My interpretation is the following. The judges first tried to come up with some argument to say that there was no conflict of interest. But their fantasy failed them: none of the arguments they came up with could be written down without moving the reader to incontrollable laughter. So they said to themselves: ‘Why should we bother? We are the highest court, and nobody can contradict us; we already issued many impossible decisions and nothing happened to us; on the contrary, they even invented this illegal decree to extend our mandates. So we’ll just pretend that there is no conflict of interest and not even mention this question.”

I shall not tell you what the decision says because it is pointless: as is the product of a colossal and undeclared conflict of interest, the ostensible reasons for it have nothing to do with the real ones. I shall just say that the court saved the decree by not talking about it (the judges’ fantasy was a bit tired, as I said, and failed to produce usable arguments also on this front). You can however read the Ombudsperson’s critique of the decision, which – I am told – is accurate and comprehensive.

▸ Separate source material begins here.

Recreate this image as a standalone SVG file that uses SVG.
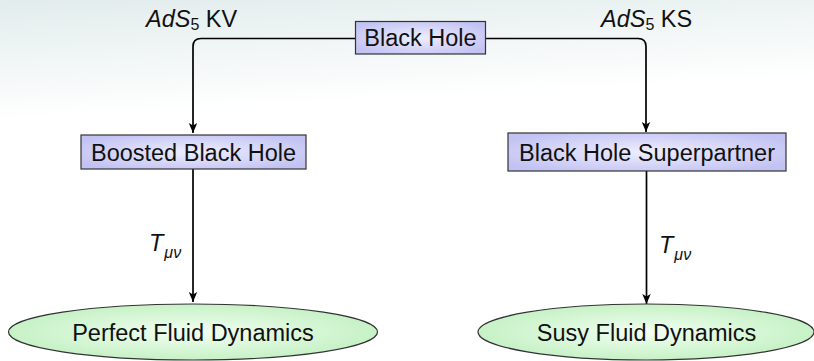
<svg xmlns="http://www.w3.org/2000/svg" width="814" height="361" viewBox="0 0 814 361">
  <defs>
    <linearGradient id="bg" x1="0" y1="0" x2="0.12" y2="1">
      <stop offset="0" stop-color="#e2ecec"/>
      <stop offset="0.33" stop-color="#ffffff"/>
      <stop offset="1" stop-color="#ffffff"/>
    </linearGradient>
    <radialGradient id="boxFill" cx="0.5" cy="0.5" r="0.6">
      <stop offset="0" stop-color="#eeeeff"/>
      <stop offset="1" stop-color="#c2c2f3"/>
    </radialGradient>
    <radialGradient id="fluidFill" cx="0.5" cy="0.5" r="0.55">
      <stop offset="0" stop-color="#f2fff2"/>
      <stop offset="1" stop-color="#c2f0c2"/>
    </radialGradient>
    <marker id="arrow" viewBox="0 0 10 10" refX="10" refY="5" markerWidth="10" markerHeight="10" markerUnits="userSpaceOnUse" orient="auto">
      <path d="M0,0.8 L10,5 L0,9.2 L2.6,5 Z" fill="#000"/>
    </marker>
  </defs>
  <style>
    text { font-family: "Liberation Sans", Arial, sans-serif; fill: #111; }
    .node { font-size: 23.5px; text-anchor: middle; }
    .box { fill: url(#boxFill); stroke: #333; stroke-width: 1.2; }
    .fluid { fill: url(#fluidFill); stroke: #333; stroke-width: 1.2; }
    .edge { fill: none; stroke: #000; stroke-width: 1.7; }
    .lbl { font-size: 23.5px; }
    .it { font-style: italic; }
    .sub { font-size: 16px; }
  </style>

  <rect x="0" y="0" width="814" height="361" fill="url(#bg)"/>

  <g id="connectors">
    <path class="edge" d="M355,38.5 H201 Q193,38.5 193,46.5 V133" marker-end="url(#arrow)"/>
    <path class="edge" d="M486,38.5 H638 Q646,38.5 646,46.5 V132" marker-end="url(#arrow)"/>
    <path class="edge" d="M193,169 V302" marker-end="url(#arrow)"/>
    <path class="edge" d="M646.5,171 V304" marker-end="url(#arrow)"/>
    <text class="lbl" x="146" y="27"><tspan class="it">AdS</tspan><tspan class="sub" dy="2.5">5</tspan><tspan dy="-2.5"> KV</tspan></text>
    <text class="lbl" x="601" y="27"><tspan class="it">AdS</tspan><tspan class="sub" dy="2.5">5</tspan><tspan dy="-2.5"> KS</tspan></text>
    <text class="lbl" x="149" y="251"><tspan class="it">T</tspan><tspan class="sub it" dy="7" dx="1">μν</tspan></text>
    <text class="lbl" x="659" y="253"><tspan class="it">T</tspan><tspan class="sub it" dy="7" dx="1">μν</tspan></text>
  </g>

  <g id="black-hole">
    <rect class="box" x="355.5" y="21.5" width="130" height="32.5"/>
    <text class="node" x="420.5" y="46">Black Hole</text>
  </g>

  <g id="boosted-black-hole">
    <rect class="box" x="81" y="135" width="225" height="34"/>
    <text class="node" x="193.5" y="160.5">Boosted Black Hole</text>
  </g>

  <g id="black-hole-superpartner">
    <rect class="box" x="508" y="133" width="278" height="38"/>
    <text class="node" x="647" y="160.5">Black Hole Superpartner</text>
  </g>

  <g id="perfect-fluid-dynamics">
    <ellipse class="fluid" cx="193" cy="332" rx="184.5" ry="28"/>
    <text class="node" x="193" y="340.5">Perfect Fluid Dynamics</text>
  </g>

  <g id="susy-fluid-dynamics">
    <ellipse class="fluid" cx="646" cy="332" rx="168" ry="28"/>
    <text class="node" x="646.5" y="340.5">Susy Fluid Dynamics</text>
  </g>
</svg>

Although this decision is a joke, and the court is a farce, the matter is serious: this is an open challenge to the very notion of the rule of law, for the court effectively said that the law is what it says that the law is, and not what you read in the official gazette. The court should be held accountable for this: as it is a political organ, and a covert and partisan one, it should be treated as such. Just as one would demonstrate against a PDK-led government, one can demonstrate against a PDK-led court. Not doing so would validate the court’s conviction of its own inviolability, and would allow it to continue to distort and damage Kosovo’s political life.